Hace 40 años, David Bowie presentó a Ziggy con su disco The Rise And Fall of Ziggy Stardust And The Spiders from Mars, que se editó el 6 de junio de 1972. Era un disco conceptual pero fracturado, con canciones que no formaban una narrativa, apenas estaban vagamente cohesionadas: en “Five Years”, la primera y dramática balada con cuerdas y piano y guitarra acústica, anunciaba que al mundo le quedaban cinco años de vida y durante esa decadencia previa a la muerte del planeta llegaba esta estrella de rock del espacio, delgada y vagamente oriental, un poco kabuki, tan extraña hoy como entonces, travesti lunar que venía a anunciarles a los chicos que el tiempo del mundo podía ser breve –¿el mundo de la juventud?– pero había que apropiárselo, y les decía en “Soul Love”: “Un nuevo amor/ un chico y una chica están hablando/ Palabras nuevas/ que sólo ellos pueden compartir”. Ziggy se definía en varias canciones: era “un mamá-papá que te viene a buscar/ soy un invasor espacial/ soy una puta del rock’n’roll para vos” (“Moonage Dream”); era un hombre de las estrellas crístico en “Starman”, era una criatura pálida y fascinante en “Lady Stardust” (“la gente miraba el maquillaje de su cara/ se reían de su pelo largo, de su gracia animal/ El chico de los jeans azules brillantes se subió al escenario/ Y Lady Stardust cantó sus canciones de oscuridad y desgracia”) y contaba su historia, su auge y caída, en la épica, fabulosa “Ziggy Stardust”, con su inspirado riff: “Haciendo el amor con su ego/ Ziggy se hundió en su mente/ como un Mesías Leproso”. El final era un suicidio, el “Rock’n’Roll Suicide”, donde Ziggy pide a gritos que alguien lo tome de la mano. Los shows eran un espectáculo de riesgo: en el escenario, Ziggy interactuaba con su guitarrista como nadie lo había hecho en el machista mundo del rock: se arrojaba de rodillas ante Mick Ronson con su boa de plumas azul y estrafalarias pulseras verdes y fingía una fellatio mordiendo las cuerdas, dándole un sentido opuesto, invertido, al falo incendiado de la guitarra de Jimi Hendrix, pero igual de ardiente.

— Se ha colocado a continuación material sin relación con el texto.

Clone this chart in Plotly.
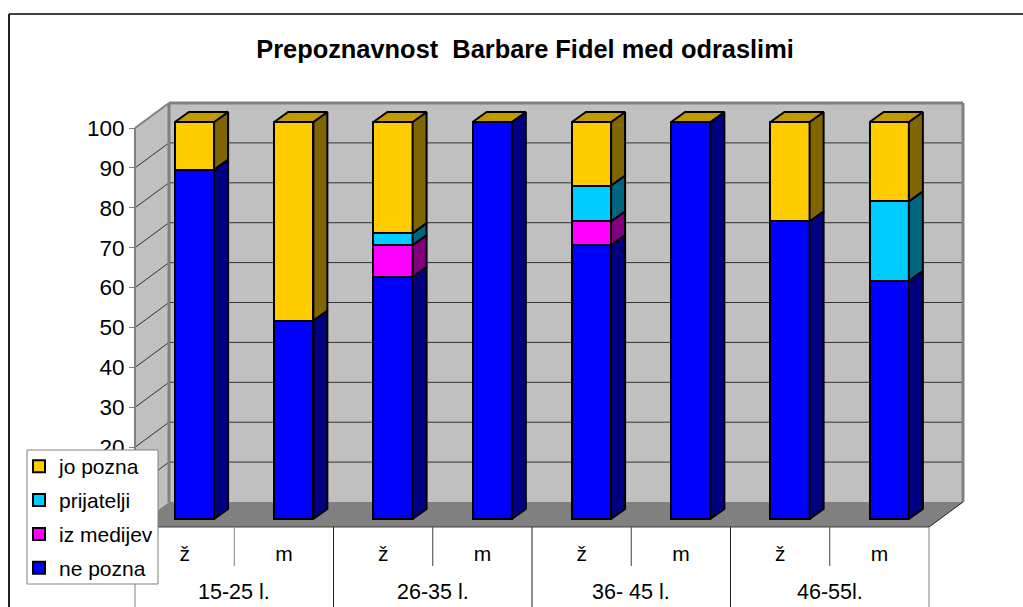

Y todas las canciones de Ziggy se podían bailar y eran el más delicioso glam rock, ese rock maricón y melodioso, desafiante y teatral que nadie hizo mejor que David Bowie.

Ziggy Stardust cambió la historia del rock y de la cultura pop de muchísimas maneras, pero sobre todo escarbó en la naturaleza del estrellato y la performance, erosionó la noción de autenticidad –que cuando es regla acaba siendo una prisión– y liberó al futuro cuando dijo: “Creo que el rock se debe maquillar, se debe convertir en una prostituta, en una parodia, tendría que ser el payaso, el Pierrot”. ¿Lo pensaba sinceramente? Eso ya no importaba: le había devuelto la capacidad de impacto, de escándalo, de horrorizar a padres y rockeros viejos. Y era también una rebelión sexual, de reinvención. Escribe Barney Hoskyns en su libro Glam!: “Ziggy ofrecía la misma actitud que las travestis cuando proclaman su realeza: puedo estar marginada, quizá no tengo poder, pero soy una reina, soy la nobleza en mi diferencia. Bowie llevó la idea de que ‘todos pueden ser una estrella’ hacia un lugar más elevado, más claro. Y la gente estaba obligada a mirar”.

Ziggy Stardust fue la máscara más importante del siempre enmascarado Bowie. Ziggy le dio un sopapo al rock: le explicó que su corazón estaba hecho de pop y sexo, no solamente de solos de guitarra; le dijo que era imperdonable que se volviera conservador, le repitió que era música de descastados y le enseñó que la verdad puede ser hipócrita y que las mentiras pueden ser verdaderas.

La revolución de Ziggy fue breve; cinco años después nacía su primer hijo, el punk rock. Pero sus rastros de carmín son indelebles: como tatuajes.